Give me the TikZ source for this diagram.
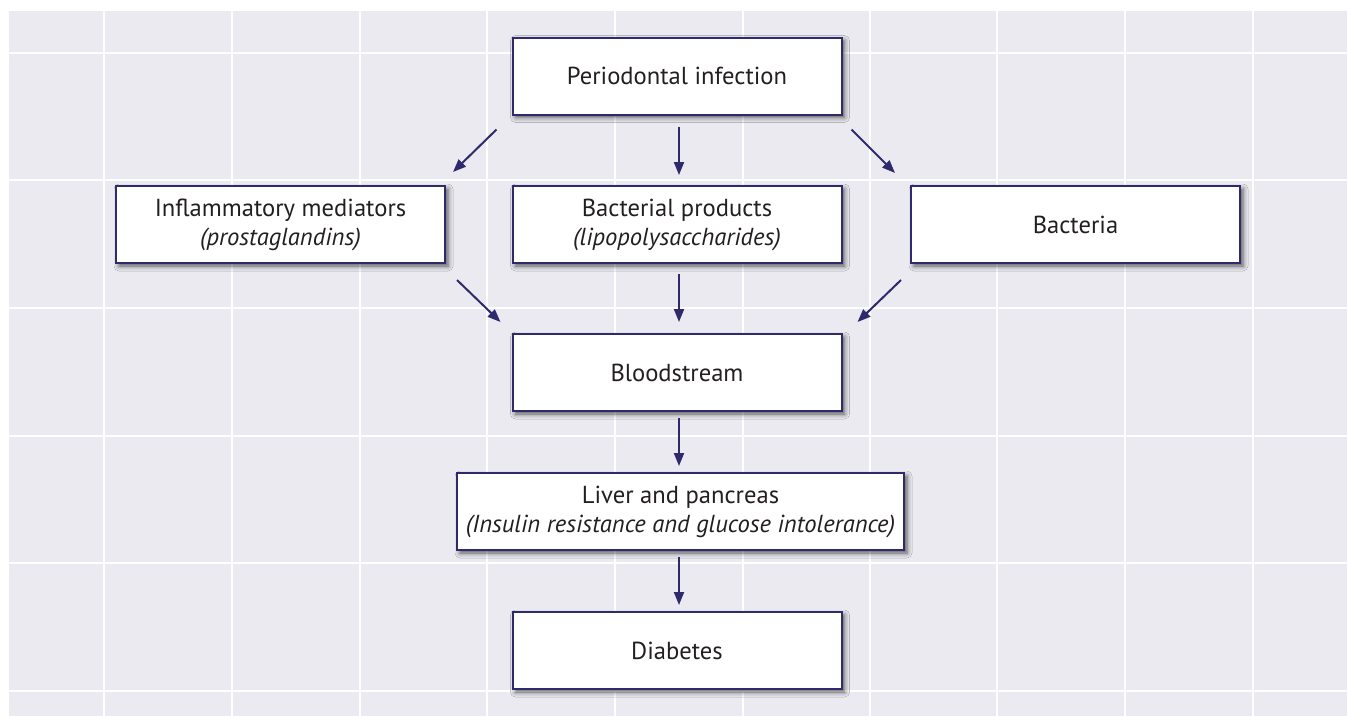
\documentclass[tikz,border=0pt]{standalone}
\usepackage{fontspec}
\setmainfont{PT Sans}
\usetikzlibrary{arrows.meta,calc,shadows.blur}
\definecolor{bgc}{RGB}{235,234,241}
\definecolor{navy}{RGB}{46,42,107}
\definecolor{txt}{RGB}{35,31,32}
\begin{document}
\begin{tikzpicture}[x=1pt,y=-1pt,
  box/.style={draw=navy,line width=2pt,fill=white,minimum height=77pt,
    inner sep=0pt,align=center,text=txt,
    font=\fontsize{24.6}{29}\selectfont,
    blur shadow={shadow xshift=3pt,shadow yshift=-3pt,shadow blur radius=5pt,shadow opacity=65}},
  wbox/.style={box,minimum width=329pt},
  arr/.style={draw=navy,line width=2pt,-{Triangle[length=13pt,width=10pt]}}]
\useasboundingbox (0,0) rectangle (1347,716);
\fill[bgc] (9,11) rectangle (1347,716);
\foreach \gx in {104,232,360,487,615,743,870,997,1125,1253}
  \draw[white,line width=2.5pt] (\gx,11) -- (\gx,716);
\foreach \gy in {53,180,308,436,563,691}
  \draw[white,line width=2.5pt] (9,\gy) -- (1347,\gy);
\node[wbox] (peri) at (677,76) {Periodontal infection};
\node[wbox] (infl) at (280.5,224.5) {Inflammatory mediators\\\textit{(prostaglandins)}};
\node[wbox] (prod) at (677,224.5) {Bacterial products\\\textit{(lipopolysaccharides)}};
\node[wbox] (bact) at (1075.5,224.5) {Bacteria};
\node[wbox] (blood) at (677,372.5) {Bloodstream};
\node[box,minimum width=447pt] (liver) at (680.5,511.5) {Liver and pancreas\\\textit{(Insulin resistance and glucose intolerance)}};
\node[wbox] (diab) at (677,650.5) {Diabetes};
\draw[arr] ($(peri.south)+(2,11)$) -- ($(prod.north)+(2,-10)$);
\draw[arr] ($(peri.south west)+(-15,14)$) -- ($(infl.north east)+(7,-13)$);
\draw[arr] ($(peri.south east)+(9,14)$) -- ($(bact.north west)+(-15,-12)$);
\draw[arr] ($(infl.south east)+(11,16)$) -- ($(blood.north west)+(-11,-11)$);
\draw[arr] ($(bact.south west)+(-9,16)$) -- ($(blood.north east)+(15,-11)$);
\draw[arr] ($(prod.south)+(2,10)$) -- ($(blood.north)+(2,-11)$);
\draw[arr] ($(blood.south)+(2,6)$) -- ($(liver.north)+(-1.5,-6)$);
\draw[arr] ($(liver.south)+(-1.5,6)$) -- ($(diab.north)+(2,-6)$);
\end{tikzpicture}
\end{document}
|---|
** What to do **
Exclude the pictures, and transcribe all of the material exactly.

** Problem solution **
Give me the TikZ source for this diagram.
\documentclass[tikz,border=0pt]{standalone}
\usepackage{fontspec}
\setmainfont{PT Sans}
\usetikzlibrary{arrows.meta,calc,shadows.blur}
\definecolor{bgc}{RGB}{235,234,241}
\definecolor{navy}{RGB}{46,42,107}
\definecolor{txt}{RGB}{35,31,32}
\begin{document}
\begin{tikzpicture}[x=1pt,y=-1pt,
  box/.style={draw=navy,line width=2pt,fill=white,minimum height=77pt,
    inner sep=0pt,align=center,text=txt,
    font=\fontsize{24.6}{29}\selectfont,
    blur shadow={shadow xshift=3pt,shadow yshift=-3pt,shadow blur radius=5pt,shadow opacity=65}},
  wbox/.style={box,minimum width=329pt},
  arr/.style={draw=navy,line width=2pt,-{Triangle[length=13pt,width=10pt]}}]
\useasboundingbox (0,0) rectangle (1347,716);
\fill[bgc] (9,11) rectangle (1347,716);
\foreach \gx in {104,232,360,487,615,743,870,997,1125,1253}
  \draw[white,line width=2.5pt] (\gx,11) -- (\gx,716);
\foreach \gy in {53,180,308,436,563,691}
  \draw[white,line width=2.5pt] (9,\gy) -- (1347,\gy);
\node[wbox] (peri) at (677,76) {Periodontal infection};
\node[wbox] (infl) at (280.5,224.5) {Inflammatory mediators\\\textit{(prostaglandins)}};
\node[wbox] (prod) at (677,224.5) {Bacterial products\\\textit{(lipopolysaccharides)}};
\node[wbox] (bact) at (1075.5,224.5) {Bacteria};
\node[wbox] (blood) at (677,372.5) {Bloodstream};
\node[box,minimum width=447pt] (liver) at (680.5,511.5) {Liver and pancreas\\\textit{(Insulin resistance and glucose intolerance)}};
\node[wbox] (diab) at (677,650.5) {Diabetes};
\draw[arr] ($(peri.south)+(2,11)$) -- ($(prod.north)+(2,-10)$);
\draw[arr] ($(peri.south west)+(-15,14)$) -- ($(infl.north east)+(7,-13)$);
\draw[arr] ($(peri.south east)+(9,14)$) -- ($(bact.north west)+(-15,-12)$);
\draw[arr] ($(infl.south east)+(11,16)$) -- ($(blood.north west)+(-11,-11)$);
\draw[arr] ($(bact.south west)+(-9,16)$) -- ($(blood.north east)+(15,-11)$);
\draw[arr] ($(prod.south)+(2,10)$) -- ($(blood.north)+(2,-11)$);
\draw[arr] ($(blood.south)+(2,6)$) -- ($(liver.north)+(-1.5,-6)$);
\draw[arr] ($(liver.south)+(-1.5,6)$) -- ($(diab.north)+(2,-6)$);
\end{tikzpicture}
\end{document}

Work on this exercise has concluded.